The flies died down as the sky brightened. Several bats swooped over the pond, savoring mouthfuls of bugs with each pass. I rooted for the bats. More tourists entered the courtyard but there were still no more than 15 of us at the time. While we maintained our spot near the pond, the others gathered on the causeway itself, about 100 yards in front of the wat. They were treated with the first rays of sunlight that morning - the stone towers obscured the sun from reaching our pond spot as quickly. Eventually, we were greeted with the yellow beams reflecting off of the shimmering pool in front of us. Sunrise at Angkor Wat. Well worth the wait, even with all of those flies.
Wide-angle view of the Angkor Wat pond
Before beginning the Big Circuit, I asked Rang to stop briefly at Angkor Thom's South Gate and the Bayon as well, just for a quick photo shoot. The rising sunlight was spectacular - a thick, bright orange from the morning humidity - I thought it would be a waste to not try to capture it. After a few photos I hopped back into the car and we drove north through Angkor Thom to Preah Khan, which is believed to be a temporary residence for Jayavarman VII. Preah Khan is a large stone temple that remains in good condition, despite the piles of rubble that litter the site. As soon as we entered it, a young boy latched on to us and followed us around. He started to point out things that we already knew - "Preah Khan, very big, very old" so I told him we really weren't in need of a guide. Undeterred, he continued to stalk us, always within a 20 foot range.
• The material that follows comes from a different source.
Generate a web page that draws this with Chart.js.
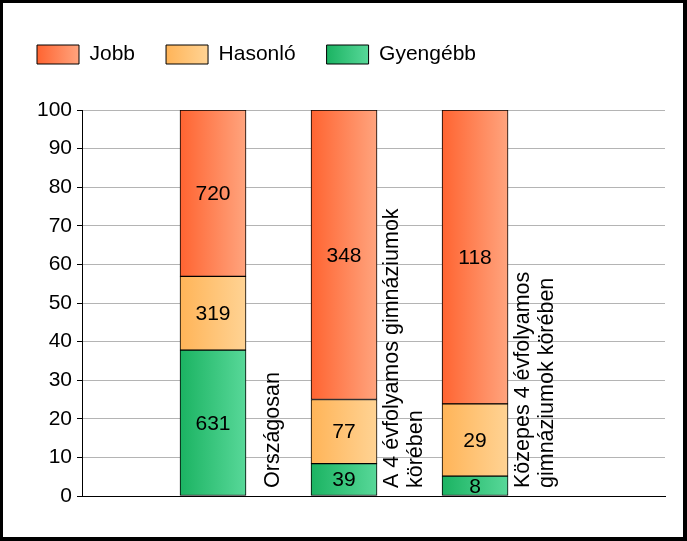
<!DOCTYPE html>
<html lang="hu">
<head>
  <meta charset="UTF-8">
  <title>Jobb / Hasonló / Gyengébb</title>
  <script src="https://cdn.jsdelivr.net/npm/chart.js"></script>
  <style>
    body { margin: 0; background: #fff; }
    canvas { display: block; }
  </style>
</head>
<body>
  <canvas id="chart" width="687" height="541"></canvas>

  <script>
    // data (counts per group)
    const categories = [
      ['Országosan'],
      ['A 4 évfolyamos gimnáziumok', 'körében'],
      ['Közepes 4 évfolyamos', 'gimnáziumok körében']
    ];
    const jobb = [720, 348, 118];
    const hasonlo = [319, 77, 29];
    const gyengebb = [631, 39, 8];
    const yTicks = [0, 10, 20, 30, 40, 50, 60, 70, 80, 90, 100];

    const FONT = 'Liberation Sans, Arial, sans-serif';
    const BAR_W = 66;
    Chart.defaults.font.family = FONT;
    Chart.defaults.color = '#000';

    const totals = jobb.map((v, i) => v + hasonlo[i] + gyengebb[i]);
    const toPct = arr => arr.map((v, i) => ({ x: i + 1, y: v / totals[i] * 100 }));

    const gradients = {
      'Gyengébb': ['#1bb362', '#58d899'],
      'Hasonló': ['#ffb458', '#ffd394'],
      'Jobb': ['#ff6431', '#ffa47e']
    };

    function barFill(c) {
      const cols = gradients[c.dataset.label];
      if (c.dataIndex === undefined || !c.chart.chartArea) return cols[0];
      const x = c.chart.scales.x.getPixelForValue(c.dataIndex + 1);
      const g = c.chart.ctx.createLinearGradient(x - BAR_W / 2, 0, x + BAR_W / 2, 0);
      g.addColorStop(0, cols[0]);
      g.addColorStop(1, cols[1]);
      return g;
    }

    function makeSet(label, counts) {
      return {
        label: label,
        counts: counts,
        data: toPct(counts),
        backgroundColor: barFill,
        borderColor: '#000',
        borderWidth: 1,
        borderSkipped: false,
        barThickness: BAR_W
      };
    }

    const extras = {
      id: 'extras',
      beforeUpdate(chart) {
        // leave a gap between the legend and the plot
        const lg = chart.legend;
        if (lg && !lg._patched) {
          const fit = lg.fit;
          lg.fit = function () { fit.call(this); this.height += 35; };
          lg._patched = true;
        }
      },
      afterUpdate(chart) {
        const lg = chart.legend;
        if (!lg || !lg.legendItems) return;
        lg.legendItems.forEach((item, i) => {
          const hb = lg.legendHitBoxes[i];
          const cols = gradients[item.text];
          const g = chart.ctx.createLinearGradient(hb.left, 0, hb.left + 42, 0);
          g.addColorStop(0, cols[0]);
          g.addColorStop(1, cols[1]);
          item.fillStyle = g;
        });
      },
      afterDatasetsDraw(chart) {
        const ctx = chart.ctx;
        ctx.save();
        ctx.fillStyle = '#000';
        ctx.font = '21px ' + FONT;
        ctx.textAlign = 'center';
        ctx.textBaseline = 'middle';
        chart.data.datasets.forEach((ds, d) => {
          chart.getDatasetMeta(d).data.forEach((el, i) => {
            const p = el.getProps(['x', 'y', 'base'], true);
            ctx.fillText(ds.counts[i], p.x, (p.y + p.base) / 2 + 1);
          });
        });

        // category names, rotated, to the right of each bar
        const bottom = chart.chartArea.bottom - 8;
        ctx.font = '21.5px ' + FONT;
        ctx.textAlign = 'left';
        chart.getDatasetMeta(0).data.forEach((el, i) => {
          const lines = categories[i];
          const cx = el.x + BAR_W / 2 + 27;
          ctx.save();
          ctx.translate(cx, bottom);
          ctx.rotate(-Math.PI / 2);
          lines.forEach((t, k) => ctx.fillText(t, 0, (k - (lines.length - 1) / 2) * 24));
          ctx.restore();
        });
        ctx.restore();
      },
      afterDraw(chart) {
        const ctx = chart.ctx;
        ctx.save();
        ctx.fillStyle = '#000';
        ctx.fillRect(0, 0, 687, 3);
        ctx.fillRect(0, 0, 3, 541);
        ctx.fillRect(683, 0, 4, 541);
        ctx.fillRect(0, 537, 687, 4);
        ctx.restore();
      }
    };

    new Chart(document.getElementById('chart'), {
      type: 'bar',
      data: {
        datasets: [
          makeSet('Gyengébb', gyengebb),
          makeSet('Hasonló', hasonlo),
          makeSet('Jobb', jobb)
        ]
      },
      options: {
        responsive: false,
        animation: false,
        layout: { padding: { left: 6, top: 13, right: 22, bottom: 37 } },
        plugins: {
          legend: {
            position: 'top',
            align: 'start',
            reverse: true,
            labels: {
              boxWidth: 42,
              boxHeight: 19,
              padding: 31,
              font: { size: 21 },
              color: '#000'
            }
          },
          tooltip: { enabled: false }
        },
        scales: {
          x: {
            type: 'linear',
            stacked: true,
            offset: false,
            min: 0,
            max: 4.45,
            ticks: { display: false },
            grid: { display: false },
            border: { color: '#000', width: 1 }
          },
          y: {
            stacked: true,
            min: 0,
            max: 100,
            afterBuildTicks: s => { s.ticks = yTicks.map(v => ({ value: v })); },
            afterFit: s => { s.width = 76; },
            ticks: { font: { size: 21 }, color: '#000', padding: 5 },
            grid: { color: '#b4b4b4', tickColor: '#000', tickLength: 5 },
            border: { color: '#000', width: 1 }
          }
        }
      },
      plugins: [extras]
    });
  </script>
</body>
</html>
We climbed through an obstacle course of stone to reach the east side of the temple, where large trees had sprung from the walls of the temple itself. We cut through the center of the complex to a small stupa, about waste high. Bats flew through the corridor, prompting me to wrap my krama around my head. As we exited the temple, the young boy simply walked away without asking for money. That was a first for us at Angkor. He might have just been a bit lonely - we were the only visitors there at that time of day - and we felt bad for ignoring him so much.
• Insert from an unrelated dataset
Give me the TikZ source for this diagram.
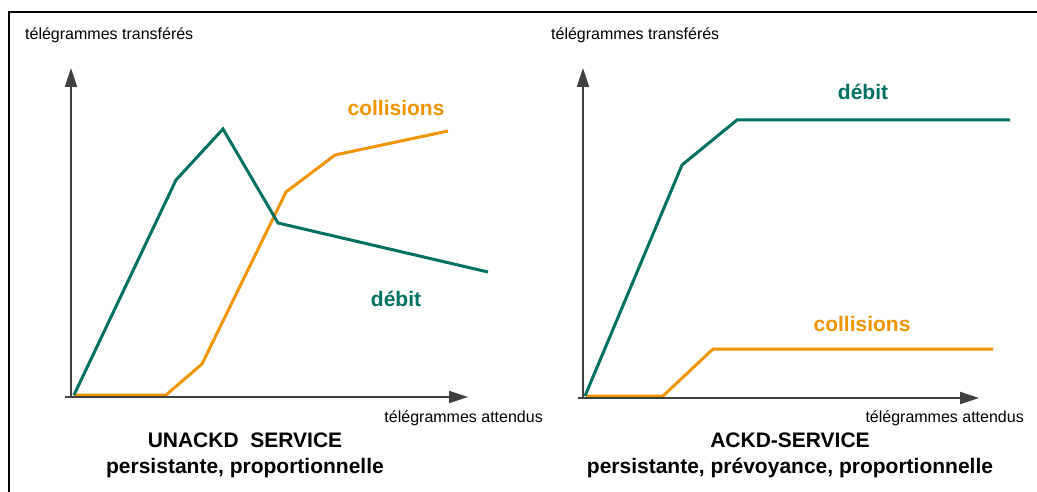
\documentclass[tikz,border=0pt]{standalone}
\usepackage{fontspec}
\setmainfont{Liberation Sans}
\usetikzlibrary{arrows.meta}
\definecolor{debitgreen}{RGB}{0,112,96}
\definecolor{collorange}{RGB}{242,148,0}

\begin{document}
\begin{tikzpicture}[x=1pt,y=-1pt,
    axis/.style={line width=1.8pt,draw=black!75,-{Triangle[length=19pt,width=12pt]}},
    debit/.style={line width=3pt,draw=debitgreen},
    coll/.style={line width=3pt,draw=collorange},
    axislabel/.style={font=\fontsize{16}{19}\selectfont,inner sep=0pt},
    curvelabel/.style={font=\fontsize{21}{25}\selectfont\bfseries,inner sep=0pt},
    titlelabel/.style={font=\fontsize{21}{26}\selectfont\bfseries,inner sep=0pt,align=center}]
    \useasboundingbox (0,0) rectangle (1037,492);
    % frame
    \draw[line width=1.5pt] (9,492) -- (9,12) -- (1037,12);
    % left chart
    \coordinate (oA) at (71,397);
    \coordinate (yA) at (71,68);
    \coordinate (xA) at (468,397);
    \draw[coll] (74,395) -- (166,395) -- (202,364) -- (286,192) -- (335,155) -- (448,131);
    \draw[debit] (74,395) -- (176,180) -- (223,129) -- (278,223) -- (488,272);
    \draw[axis] (oA) -- (yA);
    \draw[axis] (65,397) -- (xA);
    \node[axislabel,anchor=west] (ylabelA) at (25,35) {télégrammes transférés};
    \node[axislabel,anchor=east] (xlabelA) at (543,418) {télégrammes attendus};
    \node[curvelabel,text=collorange] (collA) at (396,108) {collisions};
    \node[curvelabel,text=debitgreen] (debitA) at (396,299) {débit};
    \node[titlelabel] (titleA) at (245,455) {UNACKD\ \ SERVICE\\persistante, proportionnelle};
    % right chart
    \coordinate (oB) at (583,398);
    \coordinate (yB) at (583,68);
    \coordinate (xB) at (979,398);
    \draw[coll] (586,396) -- (663,396) -- (713,349) -- (993,349);
    \draw[debit] (585,396) -- (682,165) -- (737,120) -- (1010,120);
    \draw[axis] (oB) -- (yB);
    \draw[axis] (578,398) -- (xB);
    \node[axislabel,anchor=west] (ylabelB) at (551,35) {télégrammes transférés};
    \node[axislabel,anchor=east] (xlabelB) at (1024,418) {télégrammes attendus};
    \node[curvelabel,text=debitgreen] (debitB) at (863,92) {débit};
    \node[curvelabel,text=collorange] (collB) at (862,324) {collisions};
    \node[titlelabel] (titleB) at (790,455) {ACKD-SERVICE\\persistante, prévoyance, proportionnelle};
\end{tikzpicture}
\end{document}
Andy by a large tree behind Preah Khan
Rang drove us east to the temple of Preah Neak Pean, but our stay was quite short for the only entrance to the site was flooded from the monsoon. Some local kids offered to push us through the water on their bikes, but the thought of having water and mud spraying all over our clothes caused us to decline their generosity. We moved on to our next stop, Ta Som.
Main Courtyard, Ta Som
Ta Som was a minor temple built by Jayavarman VII. No one ever visits it, and the LP guide barely gives it a sentence's mention. But we decided to check it out nonetheless. The path to Ta Som was covered in sand - I felt like we were at the beach. Passing through a stone gate we found a small temple whose insides were a complete mess. Columns overturned, boulders and other debris littered about like a earthquake victim, but the anarchy of the stones made the temple into a venerable jungle gym for our climbing pleasure.
Susanne disappeared amongst the debris in her own little adventure while I wandered to the gate on the far east side. I found a skinny old man who appeared to be the keeper of the temple, and he used a broom a palm fronds to sweep leaves off of the sandy stone path. "Johm riab sua," he'd say to me every time we made eye contact. Hello, hello. He appreciated the company, even for a few minutes. I noticed his homespun cigarette smelled like pot - no wonder he was so happy to be at his job this morning. Susanne soon met me at the east gate, near the old Khmer, having finished her climbing about the ruins. "I thought I'd lost you," she said. "It was really great." "Thanks, I missed you too." She took me into the courtyard and over the obstacle course she herself had just conquered. I had forgotten that climbing on dangerous rocks could be so much fun.
Susanne wanders the hallways of Ta Som
We returned to the car and drove through the Eastern Baray, an ancient 14-square kilometer reservoir now used as a giant rice paddy. The only visible remnants of the original structure was the Eastern Mebon, a 10th century temple fashioned with the typically Angkorian five-towered quincunx on a three-tiered platform. The Mebon gave us a great view of the rice paddies, and the temple itself had some elephant statues in excellent condition at each of its four corners. But soon enough, we were ready to move on. Our next stop, Pre Rup, turned out to be a larger replica of the Eastern Mebon, so Susanne sat down in the shade and chatted with a young Khmer girl in a floppy Calvin Klein hat while I climbed around the ruins. It was now just after 10:30am and we were running a little ahead of schedule, so Susanne and I suggested we return to the Bayon.
Andy captures an elephant at the Eastern Mebon
We settled ourselves in front of a particular Avelokitesvara head that was relatively close to eye level, and proceeded to spend the next hour drawing it. The head was just a few feet from that amputee musician who played the Khmer folk cello. We sat there sketching the face, listening to the sound of Cambodian melodies rise through the air. We noticed that the musician had a friend nearby, to whom he would hand any recent donations from tourists - that way, the musician's money bowl always seemed pathetically barren. In the time we sat there, he probably collected five dollars in small bills, not bad money by local standards. Several Khmer teenagers approached us to watch us draw; they smiled when they saw what we were doing. By 11:30 we were both satisfied with our work so we paused for a few more pictures of us standing by the stone face. We then returned to the car and drove back to Siem Reap for our lunchtime break.